Быстро управившись с редакционным заданием, Журов еще до вечера вернулся домой. Отец задерживался – неотложные дела в Останкино. Приехать в Москву и сидеть дома? Журов задумался, кому бы позвонить, с кем бы встретиться… решил, кто ближе живет. И не ошибся: совсем рядом, всего через два дома, закадычный друг по летним каникулам, сын замминистра сельского хозяйства, пьяница, балбес и любитель анекдотов собирал компанию на чешское пиво с креветками.
– Ты представляешь, Жур, дают прямо в соседнем магазине! Прихвати бутылок десять!

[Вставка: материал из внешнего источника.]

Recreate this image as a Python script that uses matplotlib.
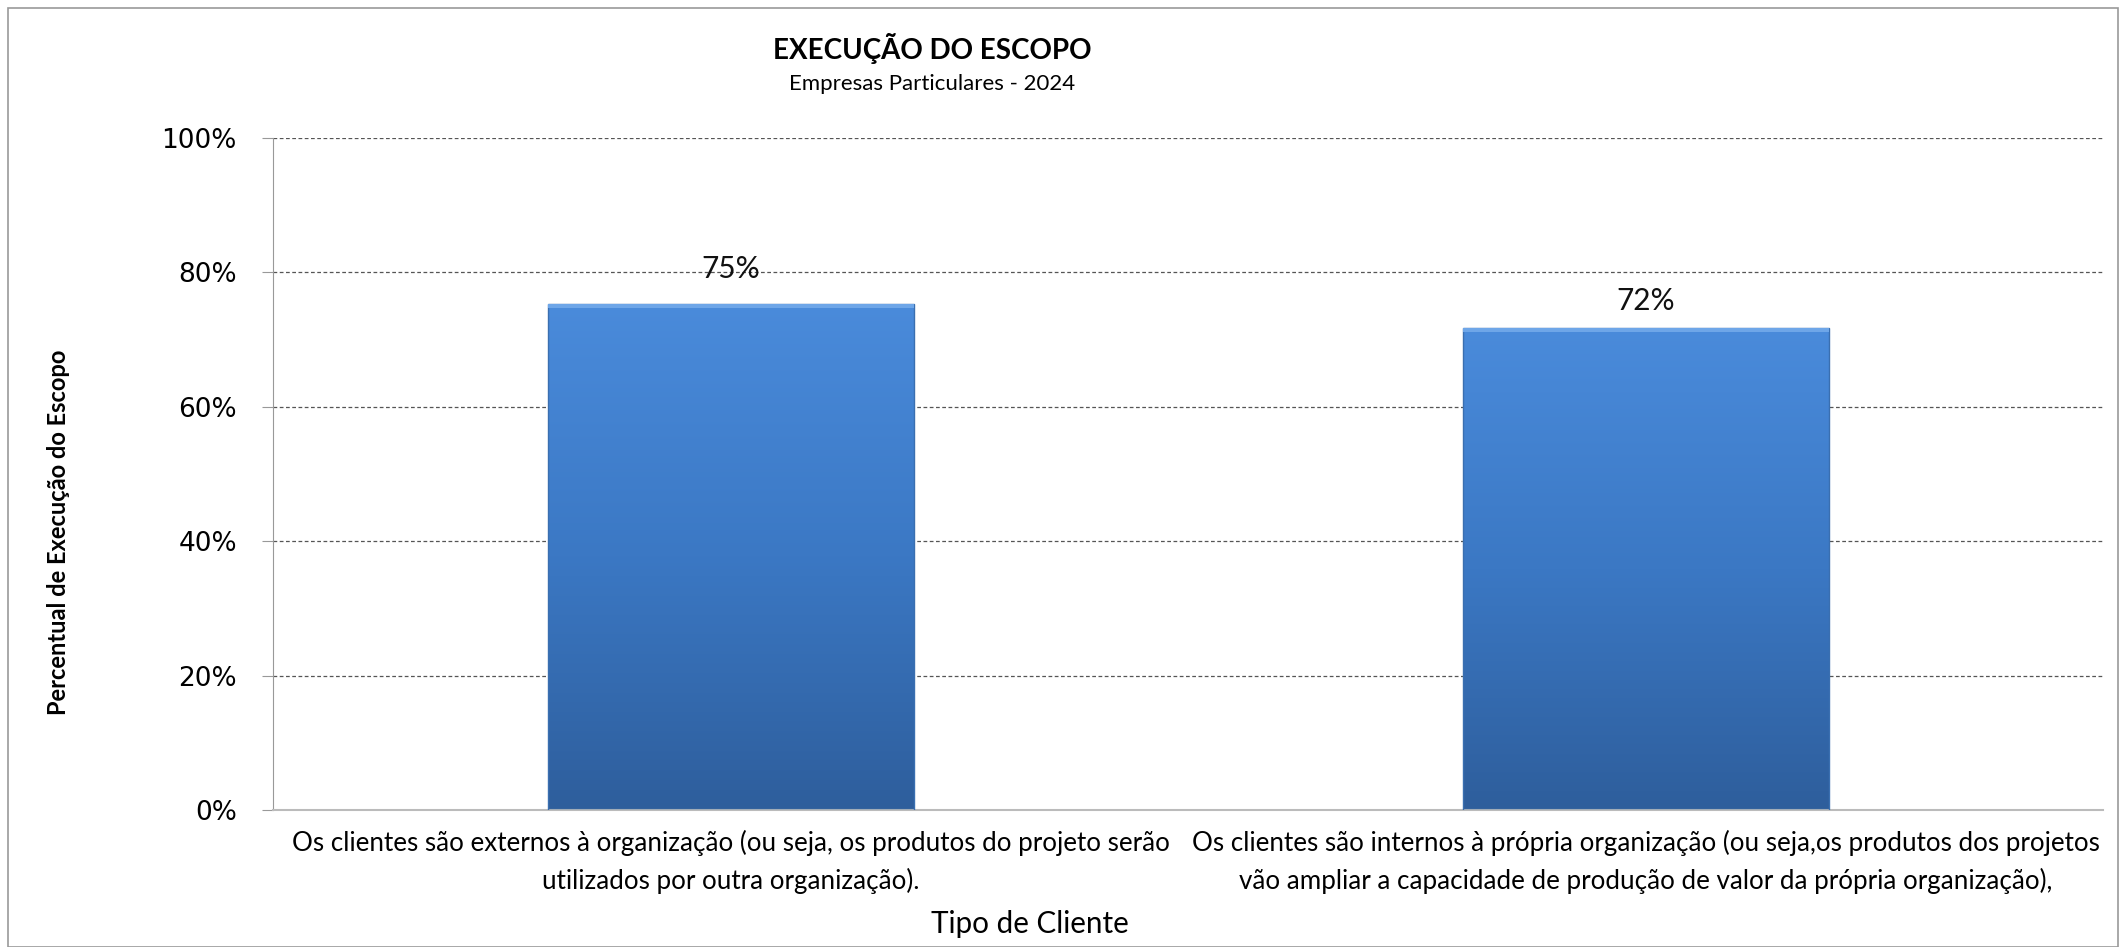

Эх, Москва, Москва! В Ленинграде ни креветок, ни чешского пива так запросто не дают. Закаленный экзерсисами с коммунистом Солдатовым, Журов к коробке пива прихватил еще и пару водки. Когда она была лишней?
Журов выглядел самым не золотым из собравшихся – так, по крайней мере, он себя ощущал. Все пришедшие были одинаково, ну, с небольшими вариациями, одеты, прямо как сборная СССР на Олимпийских играх – дорогие меховые шапки, добротные дубленки, джинсы, высокие сапоги. Впечатление, что покупалось все в одних и тех же распределителях, скорее всего, так и было. С кем-то Журов корешил давно, кого-то видел впервые. Разговор шел сумбурный, бестолковый, но назвать его глупым язык не поворачивался. Основным раздражителем и объектом для неиссякаемого сарказма служил не столько пришедший к власти Андропов, сколько принятые при нем меры по наведению порядка и дисциплины в стране. Повсюду шастали получившие беспрецедентную власть менты, сажали одного за другим работников торговли и общепита, кошмарили простых людей так, что и на улицу днем не выйти, требовали, чтобы зрители кинотеатров или покупатели в магазинах немедленно возвращались на рабочие места. А когда, как не в рабочее время, рыскать нашему человеку в поисках дефицита?